• Given problem
Beginning with the first line, set down every line through the one containing "const heavy = 900;", exactly as it appears, but not the pictures.

• Material provided

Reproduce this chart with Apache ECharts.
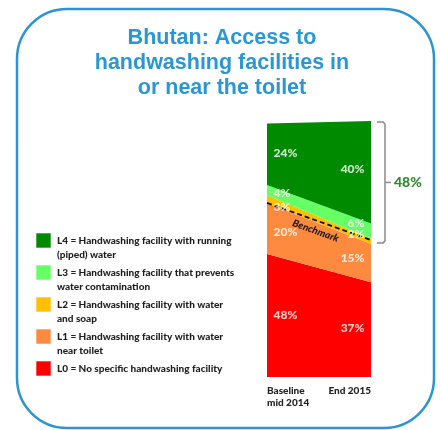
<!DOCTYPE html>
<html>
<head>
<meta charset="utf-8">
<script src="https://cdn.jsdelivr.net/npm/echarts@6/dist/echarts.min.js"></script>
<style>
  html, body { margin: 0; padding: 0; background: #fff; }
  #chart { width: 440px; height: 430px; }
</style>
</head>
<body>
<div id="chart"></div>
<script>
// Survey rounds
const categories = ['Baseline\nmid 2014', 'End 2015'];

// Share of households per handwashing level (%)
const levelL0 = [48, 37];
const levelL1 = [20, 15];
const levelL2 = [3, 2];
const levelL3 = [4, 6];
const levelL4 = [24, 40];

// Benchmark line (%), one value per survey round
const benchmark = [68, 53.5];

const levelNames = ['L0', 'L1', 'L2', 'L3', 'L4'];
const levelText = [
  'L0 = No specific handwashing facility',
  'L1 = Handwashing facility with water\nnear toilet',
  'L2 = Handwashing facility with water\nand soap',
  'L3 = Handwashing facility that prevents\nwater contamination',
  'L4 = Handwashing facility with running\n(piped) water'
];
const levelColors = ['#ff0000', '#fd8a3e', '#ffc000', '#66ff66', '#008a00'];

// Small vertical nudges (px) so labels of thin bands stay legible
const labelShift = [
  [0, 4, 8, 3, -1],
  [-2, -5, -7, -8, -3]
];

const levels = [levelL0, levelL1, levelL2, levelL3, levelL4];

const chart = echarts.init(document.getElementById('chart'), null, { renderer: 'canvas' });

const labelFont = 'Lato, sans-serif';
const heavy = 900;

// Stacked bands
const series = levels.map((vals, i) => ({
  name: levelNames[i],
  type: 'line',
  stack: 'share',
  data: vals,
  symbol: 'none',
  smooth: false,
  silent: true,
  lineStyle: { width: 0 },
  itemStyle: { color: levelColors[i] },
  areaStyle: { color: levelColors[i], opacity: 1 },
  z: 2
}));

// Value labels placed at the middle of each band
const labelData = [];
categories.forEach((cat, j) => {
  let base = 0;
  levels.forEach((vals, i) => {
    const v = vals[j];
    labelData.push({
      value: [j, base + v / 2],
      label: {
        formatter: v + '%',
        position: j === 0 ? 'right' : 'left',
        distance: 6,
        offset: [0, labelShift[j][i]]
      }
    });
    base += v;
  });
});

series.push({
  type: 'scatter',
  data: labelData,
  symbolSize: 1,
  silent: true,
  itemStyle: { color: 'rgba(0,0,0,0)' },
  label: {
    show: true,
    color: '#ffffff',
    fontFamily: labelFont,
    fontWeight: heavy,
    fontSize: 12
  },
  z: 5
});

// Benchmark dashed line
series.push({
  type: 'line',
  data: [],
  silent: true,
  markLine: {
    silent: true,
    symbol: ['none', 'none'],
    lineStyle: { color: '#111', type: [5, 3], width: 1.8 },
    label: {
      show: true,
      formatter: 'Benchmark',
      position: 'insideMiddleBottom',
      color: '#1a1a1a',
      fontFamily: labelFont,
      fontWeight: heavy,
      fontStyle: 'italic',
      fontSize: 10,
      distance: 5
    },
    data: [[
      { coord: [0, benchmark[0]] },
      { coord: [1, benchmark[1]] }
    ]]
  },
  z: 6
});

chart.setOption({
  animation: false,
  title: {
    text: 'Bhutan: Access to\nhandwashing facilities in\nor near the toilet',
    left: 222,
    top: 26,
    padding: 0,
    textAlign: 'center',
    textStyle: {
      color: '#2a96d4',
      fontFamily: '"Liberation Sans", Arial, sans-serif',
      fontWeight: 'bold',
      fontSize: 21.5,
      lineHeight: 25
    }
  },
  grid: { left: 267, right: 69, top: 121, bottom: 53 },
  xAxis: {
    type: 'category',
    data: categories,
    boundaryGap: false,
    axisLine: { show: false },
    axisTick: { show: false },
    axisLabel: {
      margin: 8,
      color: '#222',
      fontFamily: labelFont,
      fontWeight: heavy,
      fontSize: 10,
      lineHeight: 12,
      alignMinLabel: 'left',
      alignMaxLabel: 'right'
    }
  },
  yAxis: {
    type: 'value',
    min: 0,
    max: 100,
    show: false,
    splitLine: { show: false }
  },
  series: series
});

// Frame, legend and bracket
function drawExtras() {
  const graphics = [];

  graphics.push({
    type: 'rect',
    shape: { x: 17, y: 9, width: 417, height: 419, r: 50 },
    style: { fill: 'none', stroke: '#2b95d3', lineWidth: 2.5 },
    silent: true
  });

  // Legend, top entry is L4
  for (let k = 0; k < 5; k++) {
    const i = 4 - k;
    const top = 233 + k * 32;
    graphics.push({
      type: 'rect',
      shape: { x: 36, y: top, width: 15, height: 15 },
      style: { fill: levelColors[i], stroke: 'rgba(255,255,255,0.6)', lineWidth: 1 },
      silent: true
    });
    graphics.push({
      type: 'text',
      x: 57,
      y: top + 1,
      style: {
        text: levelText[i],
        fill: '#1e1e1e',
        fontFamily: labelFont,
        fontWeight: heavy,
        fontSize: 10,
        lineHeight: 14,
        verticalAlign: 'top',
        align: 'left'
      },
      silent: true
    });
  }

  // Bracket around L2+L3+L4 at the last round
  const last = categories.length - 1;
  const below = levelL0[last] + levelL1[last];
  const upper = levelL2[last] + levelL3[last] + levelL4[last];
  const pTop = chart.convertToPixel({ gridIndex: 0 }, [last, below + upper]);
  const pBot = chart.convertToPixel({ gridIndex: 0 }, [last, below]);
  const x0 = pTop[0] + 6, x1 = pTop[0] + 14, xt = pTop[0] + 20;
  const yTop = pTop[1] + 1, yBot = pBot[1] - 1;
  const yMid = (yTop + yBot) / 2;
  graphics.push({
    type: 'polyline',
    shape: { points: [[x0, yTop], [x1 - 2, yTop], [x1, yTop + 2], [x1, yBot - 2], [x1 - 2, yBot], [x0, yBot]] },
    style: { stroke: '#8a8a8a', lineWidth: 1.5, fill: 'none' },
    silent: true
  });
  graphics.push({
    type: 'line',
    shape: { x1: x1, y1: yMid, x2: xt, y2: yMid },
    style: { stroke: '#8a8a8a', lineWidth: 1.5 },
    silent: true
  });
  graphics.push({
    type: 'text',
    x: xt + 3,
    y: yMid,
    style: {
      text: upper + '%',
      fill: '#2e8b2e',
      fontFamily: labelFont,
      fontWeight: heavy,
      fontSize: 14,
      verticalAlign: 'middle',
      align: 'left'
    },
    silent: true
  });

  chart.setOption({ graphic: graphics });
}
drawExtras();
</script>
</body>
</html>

• Exercise output
Reproduce this chart with Apache ECharts.
<!DOCTYPE html>
<html>
<head>
<meta charset="utf-8">
<script src="https://cdn.jsdelivr.net/npm/echarts@6/dist/echarts.min.js"></script>
<style>
  html, body { margin: 0; padding: 0; background: #fff; }
  #chart { width: 440px; height: 430px; }
</style>
</head>
<body>
<div id="chart"></div>
<script>
// Survey rounds
const categories = ['Baseline\nmid 2014', 'End 2015'];

// Share of households per handwashing level (%)
const levelL0 = [48, 37];
const levelL1 = [20, 15];
const levelL2 = [3, 2];
const levelL3 = [4, 6];
const levelL4 = [24, 40];

// Benchmark line (%), one value per survey round
const benchmark = [68, 53.5];

const levelNames = ['L0', 'L1', 'L2', 'L3', 'L4'];
const levelText = [
  'L0 = No specific handwashing facility',
  'L1 = Handwashing facility with water\nnear toilet',
  'L2 = Handwashing facility with water\nand soap',
  'L3 = Handwashing facility that prevents\nwater contamination',
  'L4 = Handwashing facility with running\n(piped) water'
];
const levelColors = ['#ff0000', '#fd8a3e', '#ffc000', '#66ff66', '#008a00'];

// Small vertical nudges (px) so labels of thin bands stay legible
const labelShift = [
  [0, 4, 8, 3, -1],
  [-2, -5, -7, -8, -3]
];

const levels = [levelL0, levelL1, levelL2, levelL3, levelL4];

const chart = echarts.init(document.getElementById('chart'), null, { renderer: 'canvas' });

const labelFont = 'Lato, sans-serif';
const heavy = 900;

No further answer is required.